‘Real-estate risks remain muted’

THE Bangko Sentral ng Pili-pinas (BSP) shrugged off concerns over the condition of the country’s real-estate sector and the bank’s exposure to it, as brought up by Fitch Ratings in its latest assessment of the Philippines.

Sought for a comment, BSP Deputy Governor for the Monetary Stability Sector Diwa C. Guinigundo said that, while the rise in real-estate supply and demand has been notable, it remains to be “manageable, and the risks that come with it remain muted.”

This was in reaction to a special section in Fitch Ratings’s overall assessment of developments in the country, which explains the recent revision of its outlook from “stable” to “positive” for the country.

“There is limited clarity over macroprudential risks stemming from the real-estate market…. Lack of data on property prices and affordability indicators make it difficult for Fitch to assess the effects of credit growth on the real-estate market,” Fitch said, citing a Colliers International data showing that land values in the Makati Central Business District have risen by more than 50 percent since 2012.

Guinigundo said the significant run-up in real-estate prices in Makati and elsewhere in the country could be true, although at best anecdotal.

“For housing, we continue to have a large backlog, while the capacity of clients has increased due to overseas remittances, higher employment and the business-process outsourcing,” Guinigundo said.

“The risks of asset-price inflation appear manageable and have, in fact, been addressed by a number of macroprudential measures,” he added.

Meanwhile, the pressing need to have a single and more centralized data on real-estate price movement in the country has been highlighted by both the BSP official and Fitch Ratings.

“The BSP plans to release a residential real-estate price index [RREPI] later in the year.

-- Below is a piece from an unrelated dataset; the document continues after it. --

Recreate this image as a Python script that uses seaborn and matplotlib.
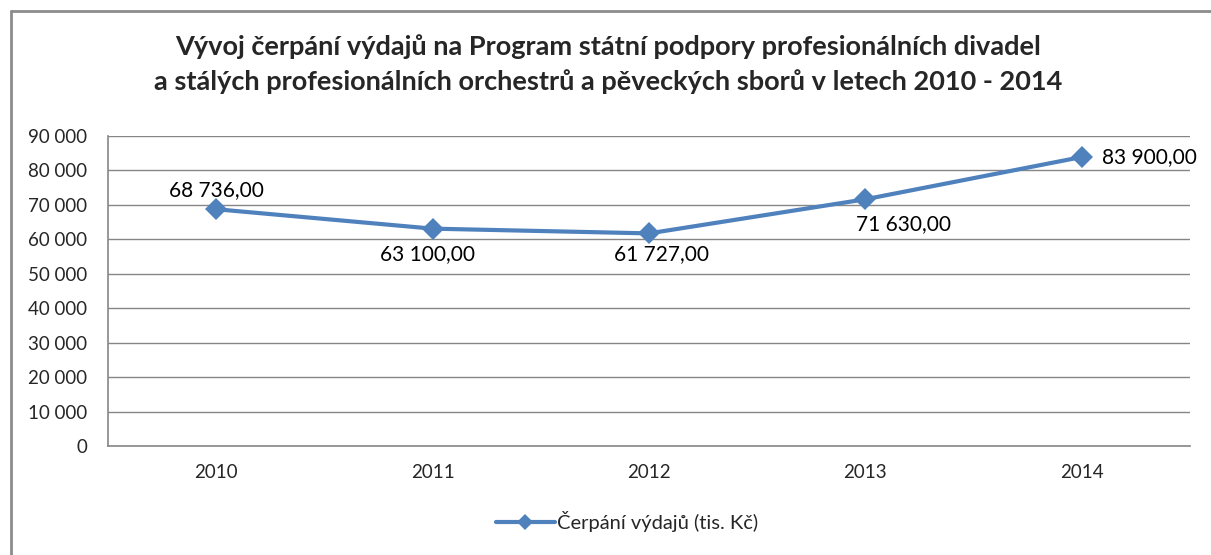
import matplotlib
matplotlib.use("Agg")
import matplotlib.pyplot as plt
import seaborn as sns
import pandas as pd
from matplotlib.lines import Line2D

years = ["2010", "2011", "2012", "2013", "2014"]
values = [68736.00, 63100.00, 61727.00, 71630.00, 83900.00]
series_name = "Čerpání výdajů (tis. Kč)"
title_line1 = "Vývoj čerpání výdajů na Program státní podpory profesionálních divadel"
title_line2 = "a stálých profesionálních orchestrů a pěveckých sborů v letech 2010 - 2014"
y_ticks = [0, 10000, 20000, 30000, 40000, 50000, 60000, 70000, 80000, 90000]

sns.set_style("white")
plt.rcParams['font.family'] = ['Lato', 'DejaVu Sans']

df = pd.DataFrame({"x": list(range(len(years))), "rok": years, "hodnota": values})

fig = plt.figure(figsize=(12.11, 5.55), dpi=100)
ax = fig.add_axes([108/1211, 1-446/555, (1190-108)/1211, (446-136)/555])

color = "#4F81BD"
grid_c = "#868686"
sns.lineplot(data=df, x="x", y="hodnota", ax=ax, color=color, linewidth=3,
             marker="D", markersize=11, markeredgewidth=0, zorder=3)

ax.set_xlim(-0.5, len(years) - 0.5)
ax.set_ylim(0, 90000)
ax.set_yticks(y_ticks)
ax.set_yticklabels([f"{v:,}".replace(",", " ") for v in y_ticks], fontsize=13.5)
ax.set_xticks(range(len(years)))
ax.set_xticklabels(years, fontsize=13.5)
ax.tick_params(axis='x', length=0, pad=13)
ax.tick_params(axis='y', length=7, width=1, color=grid_c, direction='out', pad=8)
# category boundary ticks
ax.set_xticks([i - 0.5 for i in range(len(years) + 1)], minor=True)
ax.tick_params(axis='x', which='minor', length=7, width=1, color=grid_c, direction='out')
ax.set_xlabel("")
ax.set_ylabel("")
ax.grid(axis='y', color=grid_c, linewidth=1)
ax.set_axisbelow(True)
for s in ["top", "right"]:
    ax.spines[s].set_visible(False)
for s in ["left", "bottom"]:
    ax.spines[s].set_color(grid_c)
    ax.spines[s].set_linewidth(1.2)

# data labels (offsets in pixels)
offsets = [(0, 19, 'center'), (-5, -25, 'center'), (12, -21, 'center'),
           (38, -25, 'center'), (20, 0, 'left')]
for i, v in enumerate(values):
    dx, dy, ha = offsets[i]
    lbl = f"{v:,.2f}".replace(",", " ").replace(".", ",")
    ax.annotate(lbl, (i, v), xytext=(dx, dy), textcoords='offset pixels',
                ha=ha, va='center', fontsize=15, color="black")

fig.text(608/1211, 1-47/555, title_line1, fontsize=19.5, fontweight='bold', ha='center', va='center')
fig.text(608/1211, 1-82/555, title_line2, fontsize=19.5, fontweight='bold', ha='center', va='center')

handle = Line2D([0], [0], color=color, linewidth=3, marker="D", markersize=8, markeredgewidth=0)
fig.legend([handle], [series_name], loc='center', bbox_to_anchor=(627/1211, 1-522/555),
           frameon=False, fontsize=14.5, handlelength=2.9, handletextpad=0.1)

# figure border (left & top)
fig.add_artist(Line2D([11/1211, 11/1211], [0, 1-11/555], color="#8c8c8c", linewidth=2, transform=fig.transFigure))
fig.add_artist(Line2D([11/1211, 1], [1-11/555, 1-11/555], color="#8c8c8c", linewidth=2, transform=fig.transFigure))

fig.savefig("out.png", dpi=100)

The proactive supervision and regulation of the BSP, particularly on the introduction of real-estate stress test and caps on mortgage loan values relative to collateral may help contain risks,” Fitch said.

“We need a statistical index like RREPI to make a general characterization of the real-estate sector and the likely path of property prices. It is also useful to produce a decomposition into residential and commercial property prices, which are driven by different dynamics,” Guinigundo agreed. The BSP official also expressed confidence that banks have been more cautious in terms of their exposure to the real-estate sector due to several monitoring measures put up in recent times.

“Banks engaged in real estate have been advised to ensure their capital base is not unduly challenged by their exposure in real estate. They claim that they build towers one at a time, increased the equity shares of clients and started to rely on internal funds for their operations,” Guinigundo said.